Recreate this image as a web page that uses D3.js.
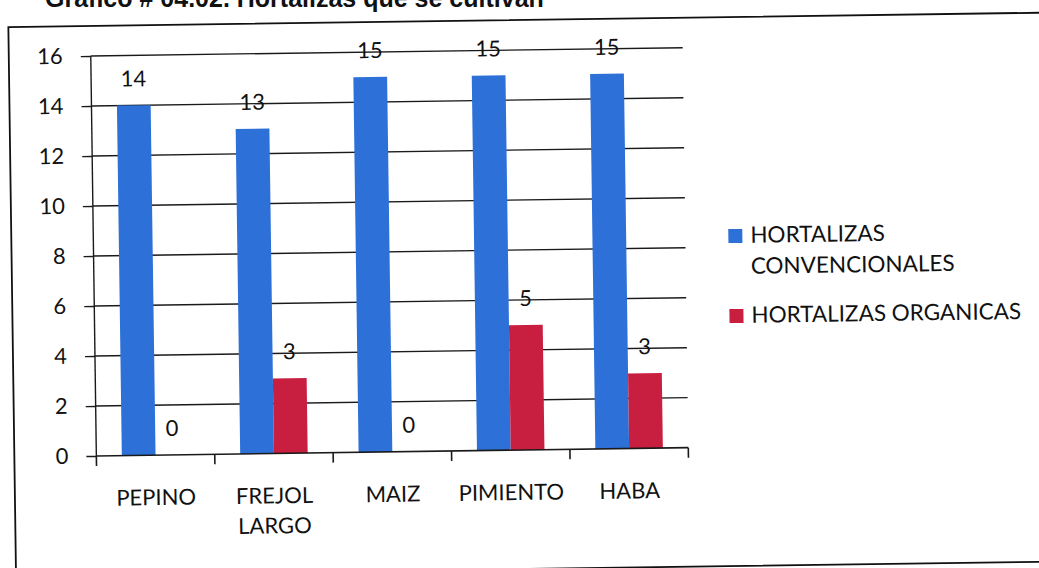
<!DOCTYPE html>
<html>
<head>
	<meta charset="utf-8">
	<title>Hortalizas</title>
	<script src="https://cdnjs.cloudflare.com/ajax/libs/d3/7.8.5/d3.min.js"></script>
	<style>
		body { margin: 0; background: white; }
		text { font-family: Lato, "Open Sans", sans-serif; fill: #111; }
		.title { font-family: "Liberation Sans", Arial, sans-serif; font-weight: bold; font-size: 25px; }
		.tick text { font-size: 22px; }
		.lbl { font-size: 22px; }
		.leg { font-size: 22.5px; }
	</style>
</head>
<body>
	<svg id="main" width="1039" height="568"></svg>

	<script>
		// values
		var categories = ['PEPINO', 'FREJOL LARGO', 'MAIZ', 'PIMIENTO', 'HABA'];
		var seriesNames = ['HORTALIZAS CONVENCIONALES', 'HORTALIZAS ORGANICAS'];
		var convencionales = [14, 13, 15, 15, 15];
		var organicas = [0, 3, 0, 5, 3];
		var yTicks = [0, 2, 4, 6, 8, 10, 12, 14, 16];
		var colors = ['#2c70d8', '#c81f41'];

		var rows = categories.map(function(c, i) {
			return { cat: c, values: [convencionales[i], organicas[i]] };
		});

		var svg = d3.select('#main');

		// title is cut by the top edge of the scan
		svg.append('text').attr('class', 'title')
			.attr('x', 45).attr('y', 7)
			.text('Gráfico # 04.02. Hortalizas que se cultivan');

		// the scan is slightly tilted
		var root = svg.append('g').attr('transform', 'rotate(-0.8, 520, 284)');

		// chart frame
		root.append('rect')
			.attr('x', 12).attr('y', 20)
			.attr('width', 1100).attr('height', 549)
			.attr('fill', 'none').attr('stroke', '#111').attr('stroke-width', 1.8);

		var plotLeft = 94, plotRight = 686, plotTop = 50, plotBottom = 450;

		var x = d3.scaleBand().domain(categories).range([plotLeft, plotRight])
			.paddingInner(0.43).paddingOuter(0.215);
		var xSub = d3.scaleBand().domain([0, 1]).range([0, x.bandwidth()]);
		var y = d3.scaleLinear().domain([0, 16]).range([plotBottom, plotTop]);

		// gridlines
		root.append('g').selectAll('line').data(yTicks.slice(1)).enter().append('line')
			.attr('x1', plotLeft).attr('x2', plotRight)
			.attr('y1', function(d) { return y(d); })
			.attr('y2', function(d) { return y(d); })
			.attr('stroke', '#1a1a1a').attr('stroke-width', 1.4);

		// y axis
		var yAxis = root.append('g').attr('transform', 'translate(' + plotLeft + ',0)')
			.call(d3.axisLeft(y).tickValues(yTicks).tickSize(10).tickPadding(18));
		yAxis.selectAll('line, path').attr('stroke', '#1a1a1a').attr('stroke-width', 1.4);
		yAxis.select('.domain').attr('d', 'M0,' + plotBottom + 'V' + plotTop);
		yAxis.selectAll('text').attr('fill', '#111').style('font-family', 'Lato, sans-serif');

		// bars
		var groups = root.append('g').selectAll('g').data(rows).enter().append('g')
			.attr('transform', function(d) { return 'translate(' + x(d.cat) + ',0)'; });

		groups.selectAll('rect').data(function(d) { return d.values; }).enter().append('rect')
			.attr('x', function(d, i) { return xSub(i); })
			.attr('width', xSub.bandwidth())
			.attr('y', function(d) { return y(d); })
			.attr('height', function(d) { return plotBottom - y(d); })
			.attr('fill', function(d, i) { return colors[i]; });

		groups.selectAll('text').data(function(d) { return d.values; }).enter().append('text')
			.attr('class', 'lbl')
			.attr('text-anchor', 'middle')
			.attr('x', function(d, i) { return xSub(i) + xSub.bandwidth() / 2; })
			.attr('y', function(d) { return y(d) - 19; })
			.text(function(d) { return d; });

		// x axis
		var step = x.step();
		var bounds = d3.range(categories.length + 1).map(function(i) { return plotLeft + i * step; });
		root.append('line')
			.attr('x1', plotLeft).attr('x2', plotRight).attr('y1', plotBottom).attr('y2', plotBottom)
			.attr('stroke', '#1a1a1a').attr('stroke-width', 1.6);
		root.append('g').selectAll('line').data(bounds).enter().append('line')
			.attr('x1', function(d) { return d; }).attr('x2', function(d) { return d; })
			.attr('y1', plotBottom).attr('y2', plotBottom + 10)
			.attr('stroke', '#1a1a1a').attr('stroke-width', 1.6);

		root.append('g').selectAll('text').data(categories).enter().append('text')
			.attr('class', 'lbl')
			.attr('text-anchor', 'middle')
			.attr('x', function(d) { return x(d) + x.bandwidth() / 2; })
			.attr('y', 500)
			.each(function(d) {
				var words = d.split(' ');
				var t = d3.select(this);
				words.forEach(function(w, i) {
					t.append('tspan').attr('x', x(d) + x.bandwidth() / 2)
						.attr('dy', i === 0 ? 0 : 30).text(w);
				});
			});

		// legend
		var legend = root.append('g');
		var legLines = [['HORTALIZAS', 'CONVENCIONALES'], ['HORTALIZAS ORGANICAS']];
		var legY = [246, 326];
		legLines.forEach(function(lines, i) {
			legend.append('rect')
				.attr('x', 729).attr('y', legY[i] - 14)
				.attr('width', 14).attr('height', 14)
				.attr('fill', colors[i]);
			var t = legend.append('text').attr('class', 'leg').attr('x', 751).attr('y', legY[i]);
			lines.forEach(function(w, j) {
				t.append('tspan').attr('x', 751).attr('dy', j === 0 ? 0 : 31).text(w);
			});
		});
	</script>
</body>
</html>
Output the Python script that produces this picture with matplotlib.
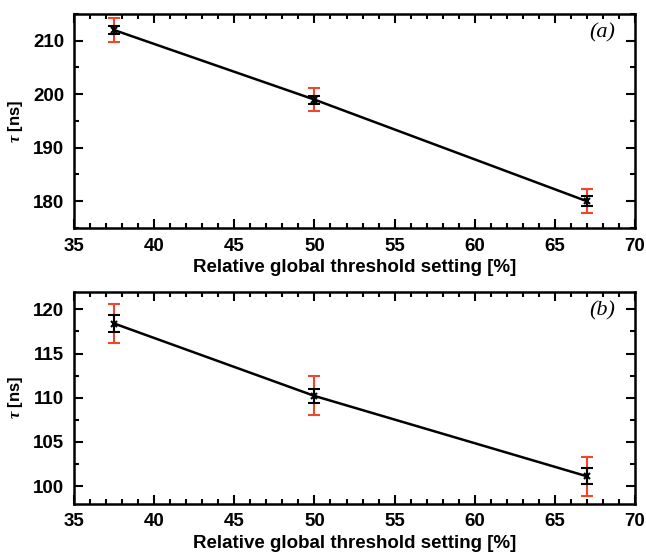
import numpy as np
import matplotlib.pyplot as plt
from matplotlib.ticker import MultipleLocator

# threshold settings (%)
thr = [37.5, 50.0, 67.0]

# panel (a)
tau_a = [212.0, 199.0, 180.0]
stat_a = [0.75, 0.75, 0.9]
sys_a = [2.2, 2.2, 2.2]

# panel (b)
tau_b = [118.4, 110.2, 101.1]
stat_b = [1.0, 0.8, 0.9]
sys_b = [2.2, 2.2, 2.2]

plt.rcParams['font.family'] = ['Liberation Sans', 'DejaVu Sans']
plt.rcParams['font.weight'] = 'bold'
plt.rcParams['mathtext.fontset'] = 'custom'
plt.rcParams['mathtext.it'] = 'Liberation Serif:italic'
plt.rcParams['mathtext.rm'] = 'Liberation Serif'

fig = plt.figure(figsize=(6.46, 5.53), dpi=100)
ax1 = fig.add_axes([0.1146, 0.5877, 0.8684, 0.387])
ax2 = fig.add_axes([0.1146, 0.0892, 0.8684, 0.3833])


def panel(ax, y, es, esys, ylim, ymaj, ymin, tag):
    ax.errorbar(thr, y, yerr=esys, fmt='none', ecolor='#f0462a',
                elinewidth=1.5, capsize=4, capthick=1.5, zorder=2)
    ax.errorbar(thr, y, yerr=es, fmt='none', ecolor='black',
                elinewidth=1.5, capsize=4, capthick=1.5, zorder=3)
    ax.plot(thr, y, color='black', linewidth=1.8, marker='x',
            markersize=5, markeredgewidth=1.5, zorder=4)
    ax.set_xlim(35, 70)
    ax.set_ylim(*ylim)
    ax.xaxis.set_major_locator(MultipleLocator(5))
    ax.xaxis.set_minor_locator(MultipleLocator(1))
    ax.yaxis.set_major_locator(MultipleLocator(ymaj))
    ax.yaxis.set_minor_locator(MultipleLocator(ymin))
    ax.tick_params(which='both', direction='in', top=True, right=True,
                   width=1.5, labelsize=13.5, pad=7)
    ax.tick_params(which='major', length=6.5)
    ax.tick_params(which='minor', length=3.5)
    for s in ax.spines.values():
        s.set_linewidth(1.8)
    for lab in ax.get_xticklabels() + ax.get_yticklabels():
        lab.set_fontweight('bold')
    ax.set_xlabel('Relative global threshold setting [%]', fontsize=13.5,
                  fontweight='bold', labelpad=3)
    ax.set_ylabel(r'$\tau$ [ns]', fontsize=12, fontweight='bold')
    ax.yaxis.set_label_coords(-0.088, 0.5)
    ax.text(0.965, 0.91, tag, transform=ax.transAxes, ha='right', va='center',
            fontsize=16, family='Liberation Serif', style='italic', fontweight='normal')


panel(ax1, tau_a, stat_a, sys_a, (175, 215), 10, 5, '(a)')
panel(ax2, tau_b, stat_b, sys_b, (98, 122), 5, 2.5, '(b)')

fig.savefig('out.png', dpi=100)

= WHAT YOU SHOULD DO =
Skip the pictures and repeat, word for word, the lines from the one containing "Output the Python" to the one containing "ax2 = fig.add_axes([0.1146, 0.0892, 0.8684, 0.3833])", keeping both of those lines.

= RESULT FOR THIS EXERCISE =
Output the Python script that produces this picture with matplotlib.
import numpy as np
import matplotlib.pyplot as plt
from matplotlib.ticker import MultipleLocator

# threshold settings (%)
thr = [37.5, 50.0, 67.0]

# panel (a)
tau_a = [212.0, 199.0, 180.0]
stat_a = [0.75, 0.75, 0.9]
sys_a = [2.2, 2.2, 2.2]

# panel (b)
tau_b = [118.4, 110.2, 101.1]
stat_b = [1.0, 0.8, 0.9]
sys_b = [2.2, 2.2, 2.2]

plt.rcParams['font.family'] = ['Liberation Sans', 'DejaVu Sans']
plt.rcParams['font.weight'] = 'bold'
plt.rcParams['mathtext.fontset'] = 'custom'
plt.rcParams['mathtext.it'] = 'Liberation Serif:italic'
plt.rcParams['mathtext.rm'] = 'Liberation Serif'

fig = plt.figure(figsize=(6.46, 5.53), dpi=100)
ax1 = fig.add_axes([0.1146, 0.5877, 0.8684, 0.387])
ax2 = fig.add_axes([0.1146, 0.0892, 0.8684, 0.3833])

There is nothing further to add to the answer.